A rota orgânica de produção de biocombustíveis é uma rota importante e vai continuar existindo. Mas ela tem limites. Quando ela crescer vai disputar o uso da soja, o do óleo vegetal, óleo animal, do milho. À medida que você cresce a utilização desses produtos, que também são alimentícios, para produção de combustíveis, você começa a ter uma disputa entre a produção de alimentos e a produção de combustíveis . O Brasil ainda tem condições de crescer, mas se crescer muito vai bater na frente. Como essa outra rota eletrolítica está começando agora, nós temos que investir nela.
Mudando de assunto, a nova presidente da Petrobras, Magda Chambriard, tem uma extensa experiência no setor de óleo e gás. Quais são os principais desafios que ela terá nos próximos anos à frente da companhia?

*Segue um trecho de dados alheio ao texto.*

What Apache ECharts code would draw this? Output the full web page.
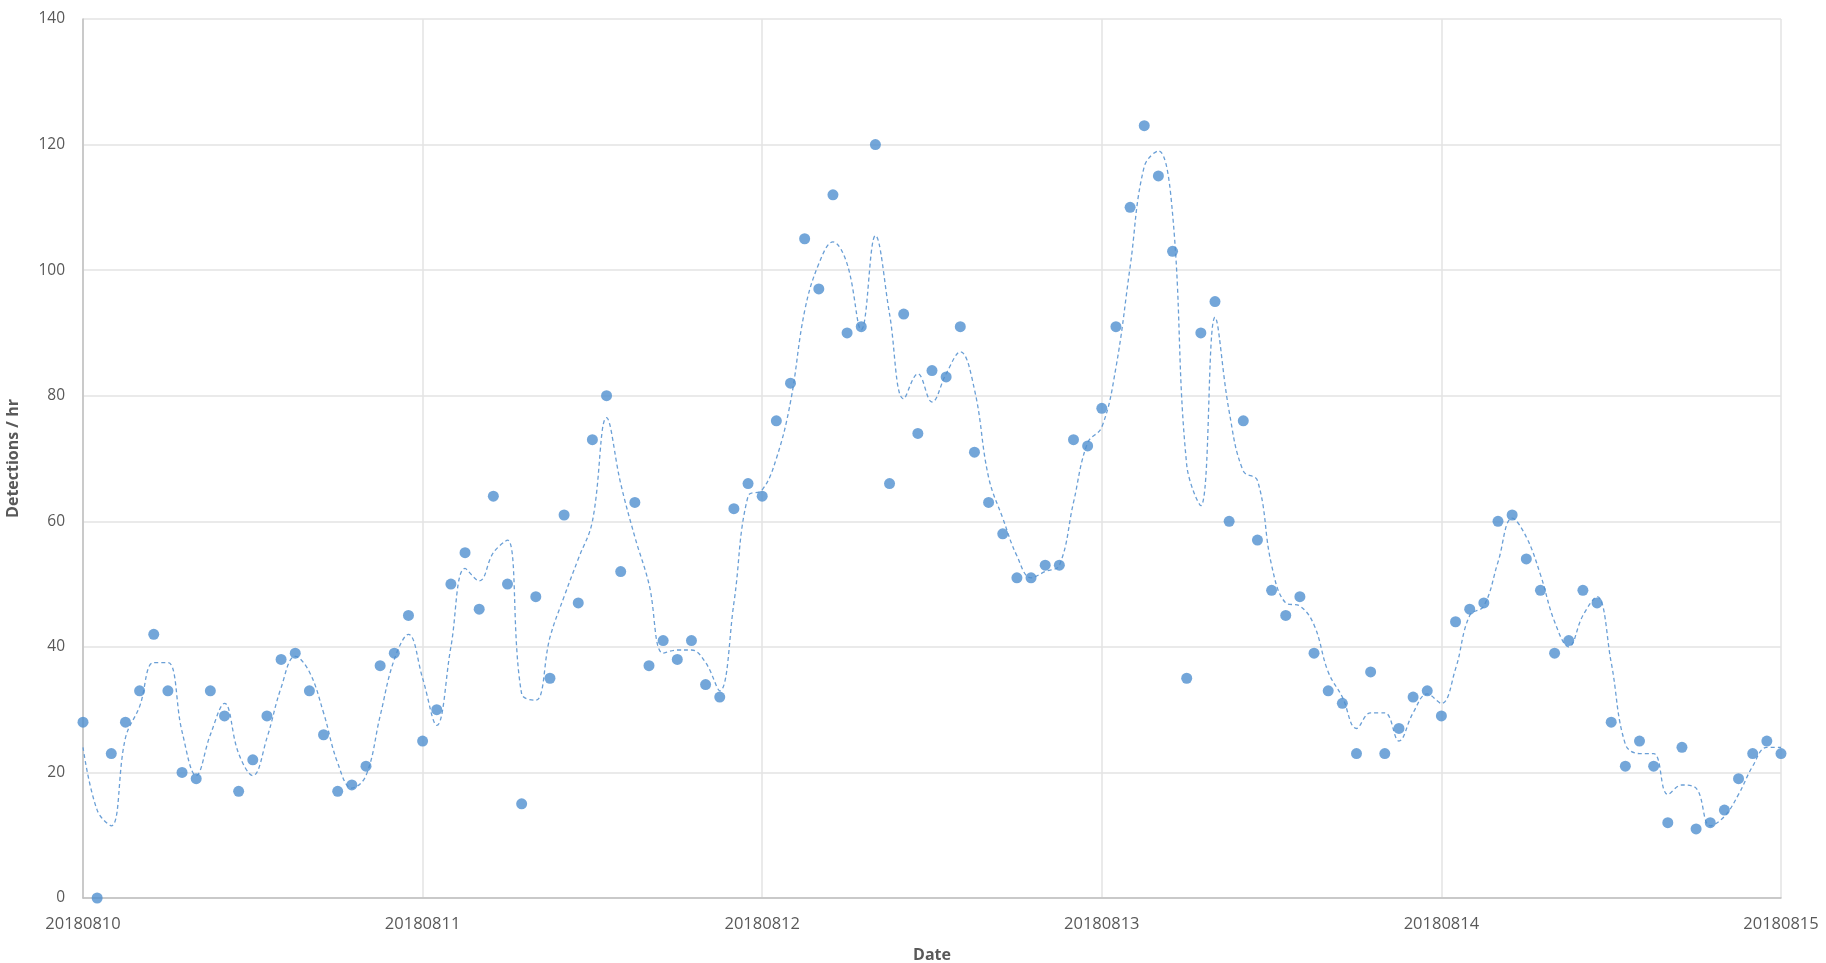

Eu acho que a Magda tem cinco grandes desafios. O primeiro é, junto com o governo, definir qual é a política de exploração. A Petrobras hoje tem suas reservas que vão começar a declinar a partir de 2030 se não entrarem novos campos. A discussão sobre a margem Equatorial, incluindo também a discussão sobre a margem leste, que envolve a Bahia, e a Bacia de Pelotas precisa de uma definição da Petrobras. O segundo desafio é o que vai acontecer com o refino. Nós estamos com as refinarias da Petrobras trabalhando com 93%, 94% de suas capacidades. Como diz o povo está no talo. Se o Brasil crescer, você vai aumentar a demanda, porque o consumo de gasolina, diesel e outros vai aumentar e a Petrobras não terá mais capacidade de produzir. E aí você vai ter aumento de importação, que é um problema. Nós vamos ter que decidir se vamos começar a construção de uma nova refinaria ou não. Porque uma nova refinaria vai levar cinco anos para ser feita. Se você começar em 2025, você estará com a refinaria em operação em 2030. Terceiro tema: é preciso saber qual é a política da Petrobras para o gás natural. A lei brasileira de gás tirou praticamente a Petrobras desse mercado. A Petrobras precisa, junto com o governo, dizer como é que vai ser. Que tipo de gasoduto a Petrobras vai poder investir, como vai ser a política de reinjeção ou não do gás, como será a oferta da expansão do gás para utilização na indústria. O quarto tema absolutamente vital é a discussão sobre o conteúdo nacional. Você teve uma política de conteúdo nacional muito robusta no passado, que provavelmente não pode ser repetida agora porque não tem mais escala. Você não vai fazer tantas sondas, tantas plataformas como no passado, mas tampouco pode ser tudo feito lá fora. Precisa ver o que é possível fazer aqui dentro. E, por fim, a Petrobras precisa definir claramente o que vai fazer na transição energética. Se vai entrar no hidrogênio, se vai se especializar na produção de energia eólica offshore ou se fazer onshore. Se ela vai produzir combustíveis sintéticos ou se vai só produzir biorefino. Essa estratégia de transição energética não está clara também para a Petrobras.
Raio-X
Formado em Economia pela Ufba, José Sergio Gabrielli de Azevedo tem PhD em Economia pela Universidade de Boston. É professor licenciado da Ufba, onde foi pró-reitor, diretor da Faculdade de Ciências Econômicas e coordenador do mestrado em Economia. Foi diretor financeiro e de relações com investidores da Petrobras, e depois presidente da empresa durante sete anos. Foi secretário de Planejamento da Bahia e coordenou a campanha de Fernando Haddad pelo PT a Presidência. Atualmente, é pesquisador do Instituto de Estudos Estratégicos de Petróleo, Gás Natural e Biocombustíveis (INEE).